Is write guaranteed with one thread writing and another reading non-atomic

Question

Say I have

bool unsafeBool = false;

int main()
{
    std::thread reader = std::thread([](){ 
        std::this_thread::sleep_for(1ns);
        if(unsafeBool) 
            std::cout << "unsafe bool is true" << std::endl; 
    });
    std::thread writer = std::thread([](){ 
        unsafeBool = true; 
    });
    reader.join();
    writer.join();
}

Is it guaranteed that unsafeBool becomes true after writer finishes. I know that it is undefined behavior what reader outputs but the write should be fine as far as I understand.

Answer 1

UB is and stays UB, there can be reasoning about why things are happinging the way they happen, though, you ain't allowed to rely on that.

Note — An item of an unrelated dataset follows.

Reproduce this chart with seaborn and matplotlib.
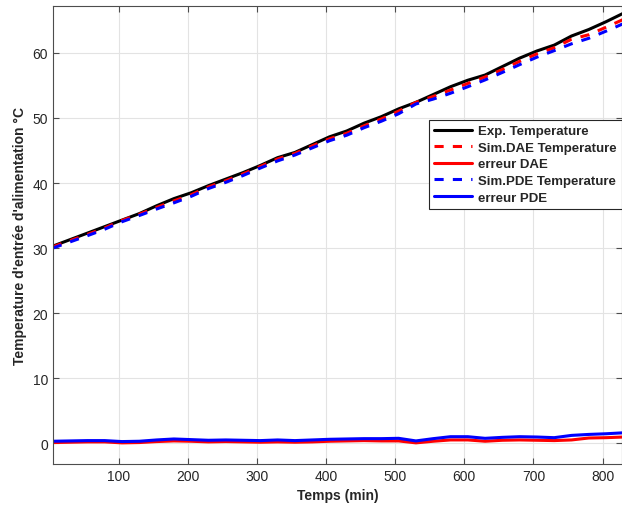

You have a race condition, fix it by either: adding a lock or changing the type to an atomic.

Since you have UB in your code, your compiler is allowed to assume that doesn't happen. If it can detect this, it can change your complete function to a noop, as it can never be called in a valid program.

If it doesn't do so, the behaviour will depend on your processor and the caching linked to it. There, if the code after the joins uses the same core as the thread that read the boolean (before the join), you might even still have false in there without the need to invalidate the cache.

In practice, using Intel X86 processors, you will not see a lot of side effects from the race conditions as it has been made to invalidate the caches on write.

Answer 2

After writer.join() it guaranteed that unsafeBool == true. But in reader thread the access to it is a data race.

Answer 3

Some implementations guarantee that any attempt to read the value of a word-size-or-smaller object that isn't qualified volatile around the time that it changes will either yield an old or new value, chosen arbitrarily. In cases where this guarantee would be useful, the cost for a compiler to consistently uphold it would generally be less than the cost of working around its absence (among other things, because any ways by which programmers could work around its absence would restrict a compiler's freedom to choose between an old or new value).

In some other implementations, however, even operations that would seem like they should involve a single read of a value might yield code that combines the results from multiple reads. When ARM gcc 9.2.1 is invoked with command-line arguments -xc -O2 -mcpu=cortex-m0 and given:

#include <stdint.h>
#include <string.h>
#if 1
uint16_t test(uint16_t *p)
{
    uint16_t q = *p;
    return q - (q >> 15);
}

it generates code which reads from *p and then from *(int16_t*)p, shifts the latter right by 15, and adds that to the former. If the value of *p were to change between the two reads, this could cause the function to return 0xFFFF, a value which should be impossible.

Unfortunately, many people who design compilers so that they will always refrain from "splitting" reads in such fashion think such behavior is sufficiently natural and obvious that there's no particular reason to expressly document the fact that they never do anything else. Meanwhile, some other compiler writers figure that because the Standard allows compilers to split reads even when there's no reason to (splitting the read in the above code makes it bigger and slower than it would be if it simply read the value once) any code that would rely upon compilers refraining from such "optimizations" is "broken".